One last museum I believe every person must visit during a trip to Berlin is the Jewish Museum. The architectural design of the museum creates a truly emotional experience – same goes for the design of the Memorial to the Murdered Jews of Europe.
The Best Christmas Markets in Berlin
In case you’re new around here, you should know that I absolutely love Christmas. I love Christmas markets, I love Christmas music, I love Christmas foods, I love Christmas smells. I just love Christmas. Yes, I’m Jewish and I’ve never actually celebrated Christmas, but I still love all of the associated festivities.
So now you’re probably thinking “oh you really lucked out – you happened to be in Germany for Christmas markets!” GIRL. PLEASE. I booked this trip for the express purpose of hitting every Christmas market known to mankind (just wait till I release my Munich travel guide – I’m not altogether sure I did anything else while visiting that city!). It was even more Christmasy than Edinburgh! As a result, no Berlin travel guide would be in any way complete without a mention of Christmas markets (even if I went in the summer!).

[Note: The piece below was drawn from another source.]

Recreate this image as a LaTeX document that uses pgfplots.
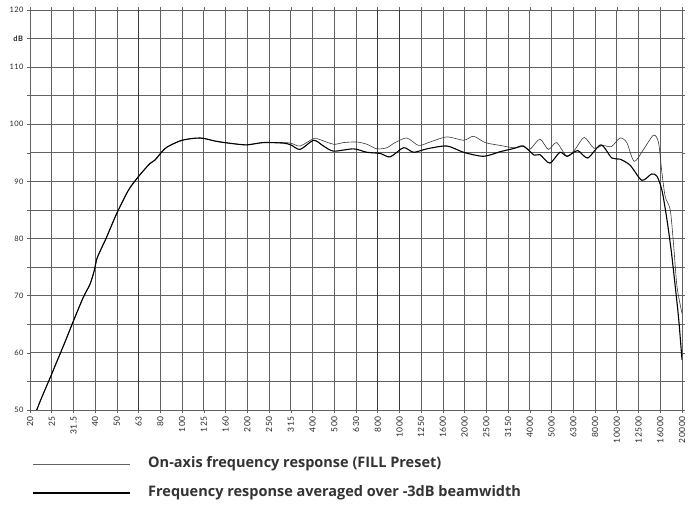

During the warmer months, Schloss Charlottenburg is a palace you can tour with stunning baroque architecture. In December, however, the grounds become an absolutely magical Christmas market. I went to this Weihnachtsmarkt my very first night in Berlin (and went back the next day with my friend!). From what I understand, this Christmas market attracts more locals than the others… plus it makes you feel like you stepped into a fairy tale!
The other large Christmas market is the WeihnachtsZauber Gendarmenmarkt, located at the aforementioned Gendarmenmarkt. This market was only a few blocks from our hotel, so we made a point to go every. single. night. Worth it, y’all! While this Christmas market does charge an entrance fee, it was so worth it. The atmosphere was amazing and the mulled wine was A+. For the official record, I consider myself quite the connoisseur of mulled wine, so that rating should carry some weight.